Science & Technology

UGA’s Getzen Lecture to focus on health care reform

Aaron-Henry-Getzen.v
Henry Aaron

Athens, Ga. – Henry J. Aaron, noted health care expert and economist at The Brookings Institution, will give the University of Georgia School of Public and International Affairs’ annual Getzen Lecture on Government Accountability April 3 at 3 p.m. in the Chapel. His lecture, titled “Health Reform: The Calm Between the Storms,” is free and open to the public.

Aaron is currently the Bruce and Virginia MacLaury Senior Fellow in Economic Studies at the Brookings Institution. He focuses on the reform of health care financing; public systems such as Medicare and Medicaid; Social Security; and tax and budget policy.

“The cost of health care is going to keep going up,” Aaron said in a January interview with “Nightly Business Report.” “It’s going to go up because we’re getting older, and as we get older we use more health care, and it’s going to go up because science keeps on producing wonderful new things that physicians and hospitals can do. And they cost money. What we can do is eliminate the needlessly expensive way in which we now provide health care.”

“Henry J. Aaron has been the mainstay of the Economic Studies Program at the Brookings Institution for more than four decades,” said Thomas P. Lauth, dean of the School of Public and International Affairs. “His research on health care policy, and especially health care financing, is essential for any serious discussion of those subjects.

“At a time when implementation of the Affordable Care Act is high on our nation’s policy agenda, we are indeed fortunate to have Hank Aaron speak to the UGA and Athens communities,” Lauth said.

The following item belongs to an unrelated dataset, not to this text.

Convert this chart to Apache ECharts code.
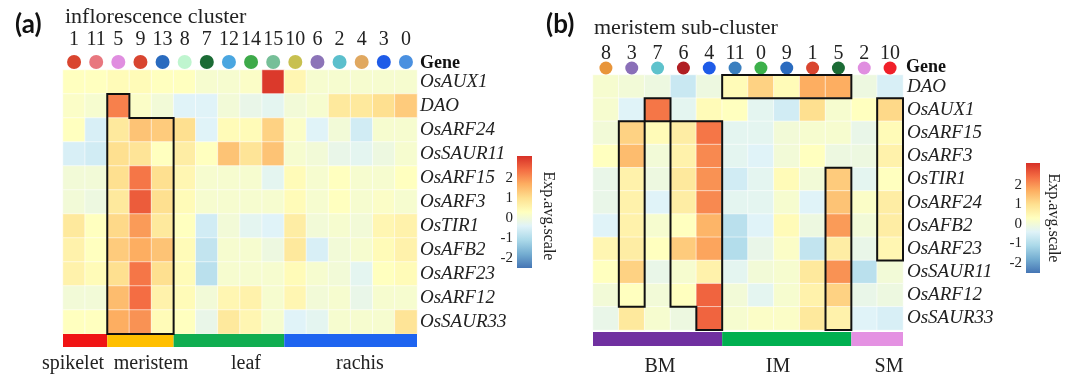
<!DOCTYPE html>
<html><head><meta charset="utf-8">
<script src="https://cdn.jsdelivr.net/npm/echarts@6/dist/echarts.min.js"></script>
<style>html,body{margin:0;padding:0;background:#fff}#c{width:1080px;height:381px}</style>
</head><body><div id="c"></div>
<script>
// ---------- Panel (a): inflorescence cluster ----------
const clustersA = ['1','11','5','9','13','8','7','12','14','15','10','6','2','4','3','0'];
const clusterColorsA = ['#d9452f','#e8777f','#e08ee0','#d84530','#2a6bbf','#bff5cf','#1b6b35','#4aa6e0','#3eaa4a','#76bf98','#c8c050','#8c74b8','#5bbfcc','#e0a860','#1e5be8','#4a90e0'];
const genesA = ['OsAUX1','DAO','OsARF24','OsSAUR11','OsARF15','OsARF3','OsTIR1','OsAFB2','OsARF23','OsARF12','OsSAUR33'];
const valuesA = [
  [0.3,0.3,0.4,0.4,0.3,0.3,0.1,0.1,0.2,3.0,0.5,0.1,0.1,0.1,0.1,0.1],
  [0.2,0.1,2.2,0.2,0.0,-0.4,-0.4,0.0,-0.2,-0.3,0.0,0.1,0.8,0.8,1.0,1.3],
  [0.3,-0.5,0.8,1.4,1.3,1.0,-0.4,0.4,0.4,1.2,0.2,-0.4,0.0,-0.6,0.1,0.1],
  [-0.5,-0.6,1.0,0.9,0.3,0.7,0.3,1.4,0.9,1.4,0.1,0.0,-0.2,-0.3,-0.1,0.1],
  [0.0,0.0,1.0,2.3,1.0,0.5,0.1,0.1,0.1,-0.3,0.4,0.1,0.3,0.1,0.1,0.3],
  [0.0,-0.1,0.8,2.6,1.0,0.4,0.1,0.1,0.1,0.1,0.4,0.1,0.3,0.1,0.2,0.1],
  [0.8,0.3,1.1,1.9,0.8,0.3,-0.6,0.0,-0.3,-0.4,0.7,0.0,0.1,0.0,0.5,0.6],
  [0.6,0.3,1.3,1.7,1.4,0.4,-0.8,0.1,0.1,-0.1,0.8,-0.5,0.0,0.1,0.4,0.6],
  [0.6,0.4,1.0,2.3,1.0,0.4,-0.9,0.1,0.1,0.1,0.4,0.1,0.0,-0.3,0.3,0.4],
  [0.0,0.0,1.5,2.4,0.6,0.4,0.0,0.5,0.6,0.1,0.5,0.0,0.1,-0.2,0.1,0.1],
  [0.3,0.3,1.7,2.0,0.4,0.3,-0.2,0.8,0.5,0.1,-0.4,-0.3,0.1,0.1,0.1,0.9]
];
const groupNamesA = ['spikelet','meristem','leaf','rachis'];
const groupStartA = [0,2,5,10];
const groupEndA = [1,4,9,15];
const groupColorsA = ['#f01414','#ffbf00','#10ad50','#1e64f0'];
// outlines: corners as [column boundary, row boundary]
const outlinesA = [
  [[2,1],[3,1],[3,2],[5,2],[5,11],[2,11]]
];

// ---------- Panel (b): meristem sub-cluster ----------
const clustersB = ['8','3','7','6','4','11','0','9','1','5','2','10'];
const clusterColorsB = ['#e8953a','#8a6fb8','#5ec2cc','#b01e23','#1e5be8','#3a7fbf','#3cb04a','#2a6bbf','#d9452f','#1b6b35','#e08ee0','#f0202a'];
const genesB = ['DAO','OsAUX1','OsARF15','OsARF3','OsTIR1','OsARF24','OsAFB2','OsARF23','OsSAUR11','OsARF12','OsSAUR33'];
const valuesB = [
  [0.1,0.0,-0.1,-0.7,-0.1,0.4,1.2,0.4,1.7,1.7,-0.1,-0.5],
  [0.1,-0.4,2.3,-0.3,0.4,0.3,-0.3,-0.6,1.0,0.1,0.3,1.1],
  [0.0,1.2,0.4,0.7,2.3,-0.3,-0.3,0.0,0.1,0.1,-0.2,0.4],
  [0.3,1.5,0.0,0.6,2.1,-0.3,-0.4,0.0,0.3,-0.1,-0.1,0.6],
  [-0.2,0.6,-0.1,0.8,2.0,-0.6,-0.3,0.4,0.0,1.3,-0.3,0.3],
  [-0.2,0.6,-0.4,0.7,2.1,-0.3,-0.3,0.1,-0.4,1.4,0.2,0.7],
  [-0.4,0.6,0.1,0.3,1.6,-0.9,-0.4,0.4,-0.1,1.9,0.0,0.7],
  [0.5,0.7,0.3,1.3,1.8,-1.0,-0.2,0.2,-0.8,0.7,-0.2,0.5],
  [0.3,1.2,-0.2,0.1,0.6,-0.3,0.0,0.1,0.8,2.0,-0.9,0.0],
  [0.0,0.3,0.0,0.3,2.5,0.0,-0.3,0.1,0.6,1.2,-0.2,-0.1],
  [-0.2,0.8,0.1,-0.1,2.5,0.1,0.2,0.2,0.8,0.6,-0.4,-0.5]
];
const groupNamesB = ['BM','IM','SM'];
const groupStartB = [0,5,10];
const groupEndB = [4,9,11];
const groupColorsB = ['#7030a0','#00b050','#e491e2'];
const outlinesB = [
  [[5,0],[10,0],[10,1],[5,1]],
  [[2,1],[3,1],[3,2],[2,2]],
  [[1,2],[2,2],[2,10],[1,10]],
  [[3,2],[5,2],[5,11],[4,11],[4,10],[3,10]],
  [[9,4],[10,4],[10,11],[9,11]],
  [[11,1],[12,1],[12,8],[11,8]]
];

// ---------- colour scale ----------
const scaleMin = -2.5, scaleMax = 3.1;
const scaleTicks = [-2,-1,0,1,2];
const palette = ['#4575b4','#74add1','#abd9e9','#e0f3f8','#ffffbf','#fee090','#fdae61','#f46d43','#d73027'];

const SERIF = '"Liberation Serif", "Times New Roman", "DejaVu Serif", serif';

function heatData(vals){
  const out = [];
  vals.forEach((row,r)=>row.forEach((v,c)=>out.push([c,r,v])));
  return out;
}
function cellGeom(api){
  const p = api.coord([0,0]);
  const s = api.size([1,1]);
  return {x0: p[0]-s[0]/2, y0: p[1]-s[1]/2, bw: s[0], bh: s[1]};
}
function dotsSeries(gi, colors, offset, r){
  return {
    type:'custom', xAxisIndex:gi, yAxisIndex:gi, clip:false, silent:true,
    data: colors.map((c,i)=>[i,0]),
    renderItem:(params, api)=>{
      const g = cellGeom(api);
      const i = api.value(0);
      return {type:'circle', shape:{cx: g.x0 + (i+0.5)*g.bw, cy: g.y0 - offset, r:r},
        style:{fill: colors[i]}};
    }
  };
}
function groupSeries(gi, starts, ends, colors, nRows, gap, h){
  return {
    type:'custom', xAxisIndex:gi, yAxisIndex:gi, clip:false, silent:true,
    data: starts.map((s,i)=>[s,0,ends[i],i]),
    renderItem:(params, api)=>{
      const g = cellGeom(api);
      const s = api.value(0), e = api.value(2), k = api.value(3);
      return {type:'rect', shape:{x: g.x0 + s*g.bw, y: g.y0 + nRows*g.bh + gap, width:(e-s+1)*g.bw, height:h},
        style:{fill: colors[k]}};
    }
  };
}
function outlineSeries(gi, outlines){
  return {
    type:'custom', xAxisIndex:gi, yAxisIndex:gi, clip:false, silent:true, z:5,
    data: outlines.map((o,i)=>[0,0,i]),
    renderItem:(params, api)=>{
      const g = cellGeom(api);
      const o = outlines[api.value(2)];
      return {type:'polygon', shape:{points: o.map(p=>[g.x0+p[0]*g.bw, g.y0+p[1]*g.bh])},
        style:{fill:'none', stroke:'#111', lineWidth:2}};
    }
  };
}
function colorbarSeries(gi){
  const stops = palette.map((c,i)=>({offset:i/(palette.length-1), color:c}));
  return {
    type:'custom', xAxisIndex:gi, yAxisIndex:gi, silent:true, clip:false,
    data:[[0, scaleMin, 1, scaleMax]],
    renderItem:(params, api)=>{
      const p1 = api.coord([api.value(0), api.value(1)]);
      const p2 = api.coord([api.value(2), api.value(3)]);
      return {type:'rect', shape:{x:p1[0], y:p2[1], width:p2[0]-p1[0], height:p1[1]-p2[1]},
        style:{fill: new echarts.graphic.LinearGradient(0,1,0,0, stops)}};
    }
  };
}
function catX(gi, data, margin){
  return {type:'category', gridIndex:gi, data:data, position:'top',
    axisLine:{show:false}, axisTick:{show:false}, splitLine:{show:false},
    axisLabel:{interval:0, hideOverlap:false, margin:margin, fontFamily:SERIF, fontSize:20, color:'#222'}};
}
function catY(gi, data, margin){
  return {type:'category', gridIndex:gi, data:data, position:'right', inverse:true,
    axisLine:{show:false}, axisTick:{show:false}, splitLine:{show:false},
    axisLabel:{interval:0, margin:margin, fontFamily:SERIF, fontStyle:'italic', fontSize:19, color:'#222'}};
}
function cbX(gi){
  return {type:'value', gridIndex:gi, min:0, max:1, show:false};
}
function cbY(gi){
  return {type:'value', gridIndex:gi, min:scaleMin, max:scaleMax, position:'left',
    axisLine:{show:false}, axisTick:{show:false}, splitLine:{show:false},
    axisLabel:{customValues:scaleTicks, margin:4, fontFamily:SERIF, fontSize:15, color:'#222'}};
}
const cellStyle = {borderColor:'rgba(255,255,255,0.55)', borderWidth:1};
function txt(text, x, y, size, extra){
  return Object.assign({type:'text', x:x, y:y, style:{text:text, fontFamily:SERIF, fontSize:size, fill:'#222', align:'center', verticalAlign:'middle'}}, extra||{});
}

const option = {
  animation:false,
  backgroundColor:'#fff',
  textStyle:{fontFamily:SERIF},
  grid:[
    {left:63, top:70, width:354, height:264},
    {left:593, top:75, width:310, height:255},
    {left:517, top:156, width:15, height:112},
    {left:1026, top:163, width:14, height:110}
  ],
  xAxis:[catX(0, clustersA, 20), catX(1, clustersB, 11), cbX(2), cbX(3)],
  yAxis:[catY(0, genesA, 3), catY(1, genesB, 4), cbY(2), cbY(3)],
  visualMap:{type:'continuous', show:false, min:scaleMin, max:scaleMax, seriesIndex:[0,4],
    dimension:2, inRange:{color:palette}},
  series:[
    {type:'heatmap', xAxisIndex:0, yAxisIndex:0, data:heatData(valuesA), itemStyle:cellStyle},
    dotsSeries(0, clusterColorsA, 8, 7),
    groupSeries(0, groupStartA, groupEndA, groupColorsA, genesA.length, 0, 13),
    outlineSeries(0, outlinesA),
    {type:'heatmap', xAxisIndex:1, yAxisIndex:1, data:heatData(valuesB), itemStyle:cellStyle},
    dotsSeries(1, clusterColorsB, 7, 6.5),
    groupSeries(1, groupStartB, groupEndB, groupColorsB, genesB.length, 2, 14),
    outlineSeries(1, outlinesB),
    colorbarSeries(2),
    colorbarSeries(3)
  ],
  graphic:[
    {type:'text', left:15, top:12, style:{text:'(a)', fontFamily:'Lato', fontWeight:'bold', fontSize:26, fill:'#111'}},
    {type:'text', left:546, top:12, style:{text:'(b)', fontFamily:'Lato', fontWeight:'bold', fontSize:26, fill:'#111'}},
    {type:'text', left:65, top:6, style:{text:'inflorescence cluster', fontFamily:SERIF, fontSize:22, fill:'#222'}},
    {type:'text', left:594, top:17, style:{text:'meristem sub-cluster', fontFamily:SERIF, fontSize:22, fill:'#222'}},
    {type:'text', left:420, top:54, style:{text:'Gene', fontFamily:SERIF, fontWeight:'bold', fontSize:18, fill:'#111'}},
    {type:'text', left:906, top:58, style:{text:'Gene', fontFamily:SERIF, fontWeight:'bold', fontSize:18, fill:'#111'}},
    txt('Exp.avg.scale', 548, 216, 16, {rotation:-Math.PI/2}),
    txt('Exp.avg.scale', 1053, 218, 16, {rotation:-Math.PI/2}),
    txt(groupNamesA[0], 73, 364, 20),
    txt(groupNamesA[1], 151, 364, 20),
    txt(groupNamesA[2], 246, 364, 20),
    txt(groupNamesA[3], 360, 364, 20),
    txt(groupNamesB[0], 660, 367, 20),
    txt(groupNamesB[1], 778, 367, 20),
    txt(groupNamesB[2], 889, 367, 20)
  ]
};
const chart = echarts.init(document.getElementById('c'), null, {renderer:'canvas'});
chart.setOption(option);
</script>
</body></html>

A graduate of the University California, Los Angeles and Harvard University, Aaron initially joined the Brookings staff in 1968. He is a member of the Institute of Medicine, the American Academy of Arts and Sciences, the advisory committee of the Stanford Institute for Economic Policy Research, and the visiting committee of the Harvard Medical School.

The Getzen Lecture is co-hosted by SPIA and the department of public administration and policy.